Grup Burma Campaign UK, menyambut baik langkah tersebut. Tetapi, mereka mencatat bahwa Facebook telah menolak untuk menghapus halaman perusahaan militer. “Keputusan yang terlambat untuk menghapus halaman perusahaan militer tampaknya lebih merupakan tindakan putus asa setelah dituntut 150 miliar dolar AS, karena terlibat dalam genosida Rohingya daripada kepedulian yang tulus terhadap hak asasi manusia,” kata Direktur Grup Burma Campaign UK, Mark Farmaner.

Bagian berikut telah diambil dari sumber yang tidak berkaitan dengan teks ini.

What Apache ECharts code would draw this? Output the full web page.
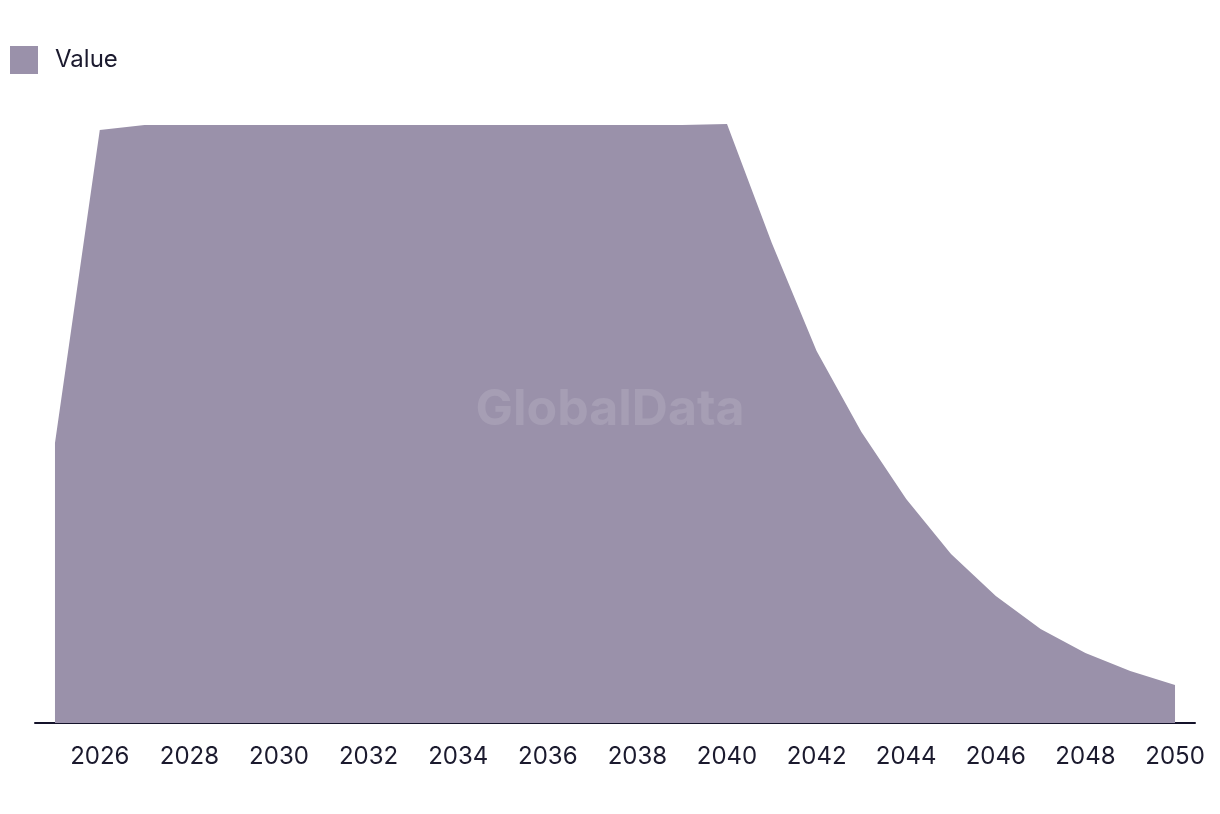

Menanggapi pelanggaran yang dilakukan terhadap Rohingya, Facebook pada 2018 melarang 20 individu dan organisasi yang terkait dengan militer termasuk Jenderal Senior Min Aung Hlaing. Kemudian dari 2018 hingga 2010, Facebook menghapus enam jaringan akun yang dikendalikan oleh militer, yang tidak mengakui dukungan tersebut. Tahun ini, Facebook menonaktifkan halaman milik media pemerintah yang melanggar aturan Facebook tentang mempromosikan kekerasan dan merugikan orang lain.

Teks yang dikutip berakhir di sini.